With this lockdown, all of that social activity and interaction – everything that makes New York City into New York City – is gone. Now, if I see someone else while I’m outside, we’re both wearing gloves and surgical masks, and I cross the street to get away from them. There’s no more standing on the sidewalk with a Starbucks in my hand, talking to my grandmother on the phone or – how I miss this – visiting her at her apartment in the West Village. I haven’t seen my parents, sister, grandmother or in-laws in over 2 months, except over video chat, and we all live on the tiny island of Manhattan. I’m not used to this whole ‘not seeing people’ thing. It’s the antithesis of life as a New Yorker.

So the clapping, and the cheering, and the banging of the pots and pans at 7pm on March 27th and then March 29th, and even through most of April – that was really nice. It was a re-affirming reminder that we aren’t living in a post-apocalyptic nightmare, that everyone is still here – we’re all just inside, sequestered in our homes.

Now, though, it’s May 6th, over a month later, and the nightly cheering has become a little bit…hysterical. I actually think these days, it sounds most like those scenes on TV where they bring a new inmate into a prison and the other inmates go crazy and bang on the bars of their cells, jeering at the fresh meat on parade. It just sounds and feels very Lord of the Flies to me now; there’s a desperation to the 7pm cheering these days that makes hearing it feel very different now than how it felt to hear it back in March.

I actually kind of dread 7pm now, because my block in particular seems to really be losing it in lockdown – and I’m saying this based on the sounds I’ve recently started to hear when 7pm rolls around every night.

There’s a guy with a shofar on my block – he’s been blowing that for weeks, and I was originally digging it, but it’s gotten old, especially since a trumpeter has decided to tunelessly chime in every night now. Some woman has also decided to stand on the sidewalk each evening at 7pm, where she bangs two pans together arrhythmically while wearing latex gloves and a surgical mask, like some kind of unsettling, hospital-themed Halloween attraction. Yesterday, I heard a guy who was just screaming – not a pained scream, but the kind of scream that literally sounds the way the word “AHHHHH!” sounds when you read it in your head.

It’s become the one time of day that everyone feels entitled to really let off their steam about this whole pandemic. Apparently, a surprising number of my neighbors like to let off their steam by ringing a cowbell in a frenzied fashion, or quickly, repeatedly banging on a tin pan with a metal spoon like a chimpanzee at mealtime (if you gave a chimpanzee a tin pan to bang with a metal spoon at mealtimes).

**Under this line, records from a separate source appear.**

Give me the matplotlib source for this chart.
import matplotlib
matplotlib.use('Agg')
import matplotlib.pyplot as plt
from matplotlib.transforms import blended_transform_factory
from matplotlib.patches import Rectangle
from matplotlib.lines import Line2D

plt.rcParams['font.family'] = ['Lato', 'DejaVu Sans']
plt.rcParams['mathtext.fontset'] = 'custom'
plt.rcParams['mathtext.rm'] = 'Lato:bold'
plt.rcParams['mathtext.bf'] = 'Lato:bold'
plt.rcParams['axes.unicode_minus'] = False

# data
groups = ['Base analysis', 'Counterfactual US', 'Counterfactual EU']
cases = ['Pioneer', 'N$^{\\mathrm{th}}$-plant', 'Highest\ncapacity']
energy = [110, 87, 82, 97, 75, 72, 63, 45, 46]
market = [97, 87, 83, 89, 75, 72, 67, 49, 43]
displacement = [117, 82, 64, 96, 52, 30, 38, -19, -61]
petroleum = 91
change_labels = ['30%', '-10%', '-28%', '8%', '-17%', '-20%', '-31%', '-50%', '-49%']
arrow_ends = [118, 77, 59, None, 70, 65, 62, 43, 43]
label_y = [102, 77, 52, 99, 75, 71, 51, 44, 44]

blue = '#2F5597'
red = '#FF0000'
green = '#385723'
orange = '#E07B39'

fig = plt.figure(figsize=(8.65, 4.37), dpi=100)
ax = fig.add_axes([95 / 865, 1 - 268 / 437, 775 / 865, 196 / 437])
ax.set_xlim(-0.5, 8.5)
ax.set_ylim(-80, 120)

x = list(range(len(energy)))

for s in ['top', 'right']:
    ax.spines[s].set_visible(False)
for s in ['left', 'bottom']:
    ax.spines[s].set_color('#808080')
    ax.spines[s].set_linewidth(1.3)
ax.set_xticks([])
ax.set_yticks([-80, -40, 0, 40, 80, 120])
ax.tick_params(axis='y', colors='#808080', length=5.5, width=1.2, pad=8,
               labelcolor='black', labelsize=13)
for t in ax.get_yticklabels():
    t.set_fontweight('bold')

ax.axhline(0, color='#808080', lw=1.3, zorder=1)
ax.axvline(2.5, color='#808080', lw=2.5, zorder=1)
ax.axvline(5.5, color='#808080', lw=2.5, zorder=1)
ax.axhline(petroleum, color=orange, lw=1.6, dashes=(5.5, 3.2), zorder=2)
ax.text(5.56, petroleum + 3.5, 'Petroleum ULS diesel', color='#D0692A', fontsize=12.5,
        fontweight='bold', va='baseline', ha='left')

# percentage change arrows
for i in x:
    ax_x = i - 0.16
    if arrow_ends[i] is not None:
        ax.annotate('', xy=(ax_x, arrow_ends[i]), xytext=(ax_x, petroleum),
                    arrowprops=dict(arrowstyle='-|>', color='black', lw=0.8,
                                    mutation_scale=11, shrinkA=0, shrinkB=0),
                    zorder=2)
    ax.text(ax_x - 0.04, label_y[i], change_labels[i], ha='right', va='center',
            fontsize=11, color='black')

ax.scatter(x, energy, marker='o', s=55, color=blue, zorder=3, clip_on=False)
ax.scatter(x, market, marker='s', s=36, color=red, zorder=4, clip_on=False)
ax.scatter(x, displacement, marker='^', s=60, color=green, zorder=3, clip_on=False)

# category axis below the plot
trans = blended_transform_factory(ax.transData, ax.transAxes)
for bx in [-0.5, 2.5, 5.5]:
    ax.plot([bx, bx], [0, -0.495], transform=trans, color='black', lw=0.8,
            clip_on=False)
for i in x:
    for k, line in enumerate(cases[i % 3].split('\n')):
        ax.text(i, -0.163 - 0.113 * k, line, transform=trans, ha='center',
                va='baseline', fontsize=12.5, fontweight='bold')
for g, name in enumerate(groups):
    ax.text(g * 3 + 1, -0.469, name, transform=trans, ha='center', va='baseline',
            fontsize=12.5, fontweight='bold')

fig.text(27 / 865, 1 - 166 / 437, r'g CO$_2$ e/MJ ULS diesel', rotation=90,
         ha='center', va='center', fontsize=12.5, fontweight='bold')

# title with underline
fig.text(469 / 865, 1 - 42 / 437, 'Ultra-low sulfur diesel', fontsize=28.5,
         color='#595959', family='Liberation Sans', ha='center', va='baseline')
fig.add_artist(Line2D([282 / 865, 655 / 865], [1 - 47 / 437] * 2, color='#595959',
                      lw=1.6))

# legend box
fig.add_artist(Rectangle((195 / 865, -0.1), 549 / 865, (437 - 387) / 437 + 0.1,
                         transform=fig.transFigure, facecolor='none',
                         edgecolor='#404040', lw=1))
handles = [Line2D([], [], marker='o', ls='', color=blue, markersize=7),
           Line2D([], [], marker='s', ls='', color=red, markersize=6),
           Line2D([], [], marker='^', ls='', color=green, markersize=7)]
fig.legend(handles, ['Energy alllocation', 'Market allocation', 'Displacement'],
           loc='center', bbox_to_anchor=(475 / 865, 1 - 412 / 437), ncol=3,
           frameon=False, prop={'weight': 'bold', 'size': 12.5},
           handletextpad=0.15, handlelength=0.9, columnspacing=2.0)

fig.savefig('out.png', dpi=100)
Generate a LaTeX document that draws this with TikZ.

Sometimes, I find myself feeling aggravated by the cacophony of sounds and noises I hear from all of my windows (which face multiple exposures) every evening at 7pm now. On those days, my response is to want to hide instead of participate.

Whenever I feel like that, I just take a deep breath and remind myself that hey, babe, it’s New York City – we’re ALL nuts here. Then, I pull my curtain open, and I start to clap.